In the 2017 season, mass protests from players and coaching staffs ensued when President Donald J. Trump commented on the kneeling players by suggesting that coaches pull them off the field and fire them. “Wouldn’t you love to see one of these NFL owners, when somebody disrespects our flag, you’d say ‘Get that son of a bitch off that field right now?” said Trump at a rally in Huntsville, Alabama, according to CBSBoston.

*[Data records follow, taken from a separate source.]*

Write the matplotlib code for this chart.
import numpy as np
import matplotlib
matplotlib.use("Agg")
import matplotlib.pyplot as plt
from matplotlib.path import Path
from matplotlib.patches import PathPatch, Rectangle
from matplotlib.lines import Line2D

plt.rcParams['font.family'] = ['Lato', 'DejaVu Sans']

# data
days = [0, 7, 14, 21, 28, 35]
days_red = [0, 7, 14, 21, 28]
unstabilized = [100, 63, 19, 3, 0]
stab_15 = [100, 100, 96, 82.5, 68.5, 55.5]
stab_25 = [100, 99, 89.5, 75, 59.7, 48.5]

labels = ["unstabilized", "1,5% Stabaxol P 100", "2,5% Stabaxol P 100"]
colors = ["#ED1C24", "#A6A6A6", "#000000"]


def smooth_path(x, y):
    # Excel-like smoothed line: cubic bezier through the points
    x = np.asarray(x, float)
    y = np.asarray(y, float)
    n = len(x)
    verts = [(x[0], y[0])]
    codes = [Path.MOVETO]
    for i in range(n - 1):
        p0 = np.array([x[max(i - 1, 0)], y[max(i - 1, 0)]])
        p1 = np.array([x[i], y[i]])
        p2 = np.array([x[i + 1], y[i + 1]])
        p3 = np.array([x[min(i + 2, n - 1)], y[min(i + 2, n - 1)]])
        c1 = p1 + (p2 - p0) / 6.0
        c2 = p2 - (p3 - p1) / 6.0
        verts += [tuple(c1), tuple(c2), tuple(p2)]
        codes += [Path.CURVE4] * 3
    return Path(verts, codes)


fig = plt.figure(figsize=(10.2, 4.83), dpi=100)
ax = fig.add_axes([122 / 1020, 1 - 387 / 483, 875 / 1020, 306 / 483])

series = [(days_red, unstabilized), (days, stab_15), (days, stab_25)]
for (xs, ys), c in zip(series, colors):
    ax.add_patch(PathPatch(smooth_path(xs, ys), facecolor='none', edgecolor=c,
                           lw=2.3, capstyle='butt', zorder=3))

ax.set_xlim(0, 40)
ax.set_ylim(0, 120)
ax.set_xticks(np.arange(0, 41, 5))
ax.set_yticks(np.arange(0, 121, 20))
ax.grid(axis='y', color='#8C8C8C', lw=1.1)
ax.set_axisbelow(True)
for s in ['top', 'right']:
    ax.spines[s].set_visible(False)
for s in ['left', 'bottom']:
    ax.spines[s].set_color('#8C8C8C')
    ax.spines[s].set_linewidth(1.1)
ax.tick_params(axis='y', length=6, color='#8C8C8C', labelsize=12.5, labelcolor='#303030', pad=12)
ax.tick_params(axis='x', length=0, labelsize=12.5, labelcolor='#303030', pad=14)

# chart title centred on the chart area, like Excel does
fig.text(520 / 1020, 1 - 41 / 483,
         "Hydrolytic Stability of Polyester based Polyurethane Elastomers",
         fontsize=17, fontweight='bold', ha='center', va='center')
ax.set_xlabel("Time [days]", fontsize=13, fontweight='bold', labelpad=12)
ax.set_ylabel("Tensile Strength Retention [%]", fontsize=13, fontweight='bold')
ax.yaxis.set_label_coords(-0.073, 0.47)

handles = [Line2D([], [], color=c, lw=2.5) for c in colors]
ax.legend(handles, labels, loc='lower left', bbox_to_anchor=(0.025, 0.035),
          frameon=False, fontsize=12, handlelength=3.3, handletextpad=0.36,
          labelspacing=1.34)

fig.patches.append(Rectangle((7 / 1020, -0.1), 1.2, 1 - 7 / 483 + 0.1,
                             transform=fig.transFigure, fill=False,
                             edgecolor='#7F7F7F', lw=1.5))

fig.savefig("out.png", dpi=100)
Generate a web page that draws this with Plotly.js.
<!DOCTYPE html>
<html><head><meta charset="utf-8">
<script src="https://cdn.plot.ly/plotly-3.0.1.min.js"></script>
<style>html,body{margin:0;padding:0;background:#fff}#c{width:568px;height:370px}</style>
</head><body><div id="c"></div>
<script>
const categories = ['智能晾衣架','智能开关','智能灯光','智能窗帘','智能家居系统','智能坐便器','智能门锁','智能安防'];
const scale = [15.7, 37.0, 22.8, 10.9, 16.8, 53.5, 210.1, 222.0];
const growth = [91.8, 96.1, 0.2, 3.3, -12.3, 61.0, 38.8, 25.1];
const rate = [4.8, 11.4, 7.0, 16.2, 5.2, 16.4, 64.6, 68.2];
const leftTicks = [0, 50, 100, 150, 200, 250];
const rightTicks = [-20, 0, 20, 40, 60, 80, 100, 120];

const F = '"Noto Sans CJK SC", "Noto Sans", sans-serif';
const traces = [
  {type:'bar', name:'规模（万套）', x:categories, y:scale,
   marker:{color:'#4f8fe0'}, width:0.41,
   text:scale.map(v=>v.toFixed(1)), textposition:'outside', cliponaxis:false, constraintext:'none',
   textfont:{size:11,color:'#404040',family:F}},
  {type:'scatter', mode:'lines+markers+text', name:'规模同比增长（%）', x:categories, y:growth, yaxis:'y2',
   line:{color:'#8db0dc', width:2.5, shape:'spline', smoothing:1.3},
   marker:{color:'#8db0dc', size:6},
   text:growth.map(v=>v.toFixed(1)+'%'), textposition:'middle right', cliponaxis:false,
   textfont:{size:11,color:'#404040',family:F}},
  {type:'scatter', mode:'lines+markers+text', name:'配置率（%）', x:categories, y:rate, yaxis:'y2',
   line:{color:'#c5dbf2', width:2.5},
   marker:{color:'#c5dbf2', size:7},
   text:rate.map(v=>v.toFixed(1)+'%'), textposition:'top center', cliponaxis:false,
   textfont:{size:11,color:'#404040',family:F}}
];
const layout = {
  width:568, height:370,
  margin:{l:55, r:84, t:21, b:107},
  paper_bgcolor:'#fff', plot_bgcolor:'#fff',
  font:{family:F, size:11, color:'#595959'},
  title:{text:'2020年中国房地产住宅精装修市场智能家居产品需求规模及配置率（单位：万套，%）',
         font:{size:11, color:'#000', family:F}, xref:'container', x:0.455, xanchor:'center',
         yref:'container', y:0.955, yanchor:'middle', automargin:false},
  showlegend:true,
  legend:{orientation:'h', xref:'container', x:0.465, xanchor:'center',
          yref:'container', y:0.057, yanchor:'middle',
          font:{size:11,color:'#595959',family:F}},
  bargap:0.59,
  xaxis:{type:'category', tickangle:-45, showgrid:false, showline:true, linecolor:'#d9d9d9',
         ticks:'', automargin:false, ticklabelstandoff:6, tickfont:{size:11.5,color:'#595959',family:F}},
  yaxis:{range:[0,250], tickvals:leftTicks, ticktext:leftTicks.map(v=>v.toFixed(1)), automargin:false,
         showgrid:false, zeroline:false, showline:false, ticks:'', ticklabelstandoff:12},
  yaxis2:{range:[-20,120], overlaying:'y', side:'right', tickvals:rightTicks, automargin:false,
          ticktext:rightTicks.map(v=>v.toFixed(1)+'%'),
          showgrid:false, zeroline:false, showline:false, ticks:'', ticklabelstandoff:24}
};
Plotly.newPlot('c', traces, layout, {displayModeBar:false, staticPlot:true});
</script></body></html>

Recently, Bruce Maxwell, catcher for the Oakland A’s, became the first MLB player to kneel during the anthem. A soccer team in Europe, Hertha Berlin, kneeled at the start of their match in solidarity with athletes in the U.S. Kaepernick’s movement has spread beyond the football field and even past professional sports. High school football players across the country are beginning to take part in the movement. In a high school in Louisiana, players were threatened to be kicked off the team if they refused to stand for the anthem, according to The New York Times. They further reported students in a Long Island Catholic school faced punishment if they too refused to stand. KHS head football coach, Farrell Shelton, however, made it clear his players would not be impacted by kneeling.


“Kneeling for the flag and your playing time [have] nothing to do with each other,” Shelton said. “They’re two completely different deals. What we want to do is make sure that we have a plan before [the anthem is played]. We had a leadership council and that’s what they expressed, ‘let’s have a plan for change and let’s make sure we move forward’.”

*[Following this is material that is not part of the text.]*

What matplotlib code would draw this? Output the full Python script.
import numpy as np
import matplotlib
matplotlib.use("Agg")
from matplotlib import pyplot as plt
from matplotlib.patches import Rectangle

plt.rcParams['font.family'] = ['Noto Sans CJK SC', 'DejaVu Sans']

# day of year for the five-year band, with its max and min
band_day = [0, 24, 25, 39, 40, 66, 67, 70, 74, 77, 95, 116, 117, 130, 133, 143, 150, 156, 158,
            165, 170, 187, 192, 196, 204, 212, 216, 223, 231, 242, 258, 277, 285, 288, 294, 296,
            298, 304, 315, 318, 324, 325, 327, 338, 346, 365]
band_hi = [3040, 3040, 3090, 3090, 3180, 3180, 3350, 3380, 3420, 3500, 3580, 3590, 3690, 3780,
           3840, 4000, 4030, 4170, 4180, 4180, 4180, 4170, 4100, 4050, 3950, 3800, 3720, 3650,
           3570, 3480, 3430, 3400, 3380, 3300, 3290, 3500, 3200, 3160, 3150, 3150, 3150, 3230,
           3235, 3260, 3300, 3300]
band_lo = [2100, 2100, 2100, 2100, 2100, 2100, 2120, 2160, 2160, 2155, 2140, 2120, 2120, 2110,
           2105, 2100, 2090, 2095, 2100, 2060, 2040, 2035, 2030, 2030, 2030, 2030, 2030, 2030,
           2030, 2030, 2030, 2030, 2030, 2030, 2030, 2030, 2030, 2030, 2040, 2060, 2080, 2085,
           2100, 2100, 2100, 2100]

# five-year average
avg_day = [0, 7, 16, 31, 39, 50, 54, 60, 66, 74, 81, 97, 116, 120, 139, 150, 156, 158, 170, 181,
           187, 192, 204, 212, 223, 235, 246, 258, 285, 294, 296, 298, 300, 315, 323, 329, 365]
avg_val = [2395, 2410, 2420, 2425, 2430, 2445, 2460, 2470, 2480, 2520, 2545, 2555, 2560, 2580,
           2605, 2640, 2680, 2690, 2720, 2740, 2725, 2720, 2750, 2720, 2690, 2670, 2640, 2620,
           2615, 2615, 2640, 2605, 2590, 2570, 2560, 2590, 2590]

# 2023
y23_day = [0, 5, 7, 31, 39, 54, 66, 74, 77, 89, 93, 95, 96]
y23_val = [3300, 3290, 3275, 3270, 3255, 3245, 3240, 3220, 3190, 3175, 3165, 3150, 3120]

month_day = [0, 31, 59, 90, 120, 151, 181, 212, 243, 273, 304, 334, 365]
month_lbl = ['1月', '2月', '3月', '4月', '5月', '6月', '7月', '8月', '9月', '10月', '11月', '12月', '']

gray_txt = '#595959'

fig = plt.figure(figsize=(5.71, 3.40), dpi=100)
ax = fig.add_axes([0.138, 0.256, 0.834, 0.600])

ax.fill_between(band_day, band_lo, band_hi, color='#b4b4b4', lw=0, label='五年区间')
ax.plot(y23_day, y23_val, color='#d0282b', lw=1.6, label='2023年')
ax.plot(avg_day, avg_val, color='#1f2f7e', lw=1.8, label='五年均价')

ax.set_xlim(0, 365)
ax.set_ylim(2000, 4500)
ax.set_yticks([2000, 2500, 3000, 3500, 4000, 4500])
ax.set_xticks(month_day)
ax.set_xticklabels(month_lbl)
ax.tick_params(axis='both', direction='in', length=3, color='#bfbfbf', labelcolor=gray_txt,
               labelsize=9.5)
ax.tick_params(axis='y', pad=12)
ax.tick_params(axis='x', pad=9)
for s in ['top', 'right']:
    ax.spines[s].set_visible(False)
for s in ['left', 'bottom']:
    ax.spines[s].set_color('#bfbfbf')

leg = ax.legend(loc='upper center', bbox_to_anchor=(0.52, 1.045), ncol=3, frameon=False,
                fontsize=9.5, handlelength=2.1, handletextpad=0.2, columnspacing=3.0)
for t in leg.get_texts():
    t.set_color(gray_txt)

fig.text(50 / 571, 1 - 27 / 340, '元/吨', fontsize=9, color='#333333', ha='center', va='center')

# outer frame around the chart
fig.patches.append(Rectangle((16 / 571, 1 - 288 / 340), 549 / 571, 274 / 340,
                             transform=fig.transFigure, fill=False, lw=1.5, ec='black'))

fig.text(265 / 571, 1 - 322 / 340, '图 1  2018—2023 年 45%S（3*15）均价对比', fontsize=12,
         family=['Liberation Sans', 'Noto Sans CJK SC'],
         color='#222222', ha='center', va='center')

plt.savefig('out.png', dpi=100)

Moving forward seems impossible when some refuse to acknowledge even the most fundamental rights players have on the field. In his speech, President Trump was attempting to kill a growing movement Kaepernick started. His attempt completely backfired. Many players felt obligated to speak out about his comments, as well as why they kneel. Josh Norman of the Washington Redskins, when asked about Trump’s comments stated, “Am I American? Am I here to fight for the home of the free and the brave? Am I? Am I really free?”. Jabaal Sheard of the Indiana Colts shared on Twitter, “My actions were not meant to disrespect those who’ve risked their lives for our freedoms…My actions were in solidarity with our brothers and sisters facing unjust treatment.”

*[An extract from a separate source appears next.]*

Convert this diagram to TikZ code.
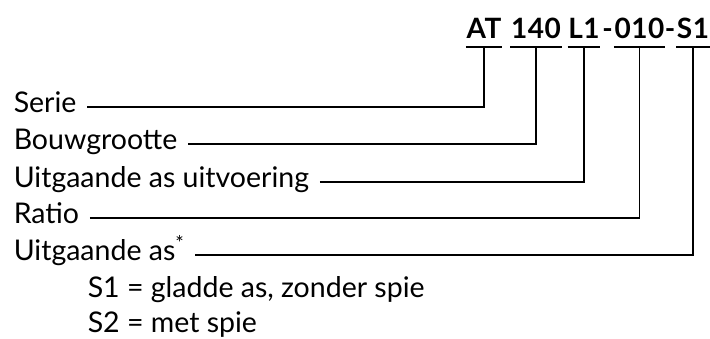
\documentclass[tikz,border=0pt]{standalone}
\usepackage{fontspec}
\setmainfont{Lato}
\newfontfamily\codefont[LetterSpace=2]{Lato}

\begin{document}
\begin{tikzpicture}[x=1pt,y=-1pt,line width=1.5pt,
    lbl/.style={anchor=base west,inner sep=0pt,font=\fontsize{28.5}{28.5}\selectfont},
    codepart/.style={anchor=base,inner xsep=0pt,inner ysep=8pt,text depth=0pt,font=\fontsize{28}{28}\codefont\bfseries}]
        \useasboundingbox (0,0) rectangle (710,338);

        % type code
        \node[codepart] (codeAT) at (484,38) {AT};
        \node[codepart] (code140) at (536,38) {140};
        \node[codepart] (codeL1) at (584,38) {L1};
        \node[codepart] (dashL) at (607.5,38) {-};
        \node[codepart] (code010) at (639.5,38) {010};
        \node[codepart] (dashR) at (670,38) {-};
        \node[codepart] (codeS1) at (693,38) {S1};
        \foreach \grp in {codeAT,code140,codeL1,code010,codeS1}
            \draw (\grp.south west) -- (\grp.south east);

        % legend
        \node[lbl] (serie) at (13,112) {Serie};
        \node[lbl] (bouw) at (13,149) {Bouwgrootte};
        \node[lbl] (uitv) at (13,187) {Uitgaande as uitvoering};
        \node[lbl] (ratio) at (13,223) {Ratio};
        \node[lbl] (uitas) at (13,260) {Uitgaande as\textsuperscript{*}};
        \node[lbl] (s1) at (87,297) {S1 = gladde as, zonder spie};
        \node[lbl] (s2) at (87,332) {S2 = met spie};

        \foreach \lab/\grp in {serie/codeAT,bouw/code140,uitv/codeL1,ratio/code010,uitas/codeS1}
            \draw ([xshift=10pt,yshift=5pt]\lab.base east) -| (\grp.south);
\end{tikzpicture}
\end{document}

Through multiple mass protests and riots, race continues to be one of the most dividing topics in America. Fans seem angry their precious sport is now tainted with racial issues. Opposers have turned the racial issues players are attempting to call attention to into an issue over respect for the flag. Possibly because a conversation about race would bring about a long history of blatant injustices African Americans have faced in the U.S. and continue to today. Outraged fans have called for protests of the NFL because players are now seen as attacking the flag and disrespecting the military. Fans burned their jerseys, booed during games and some vowed to never watch another NFL game.

This movement is not about disrespect. Kaepernick started this movement because of the shootings of African Americans and the police brutality they face. The Washington Post found in a recent study that, “black Americans are 2.5 times as likely as white Americans to be shot and killed by police.” That is why Kaepernick first knelt. Michael Brown. Philando Castile. Eric Gardner. Alton Sterling. Freddie Grey. And many more are why Kaepernick and players have the right to, and need to, take a knee on the football field.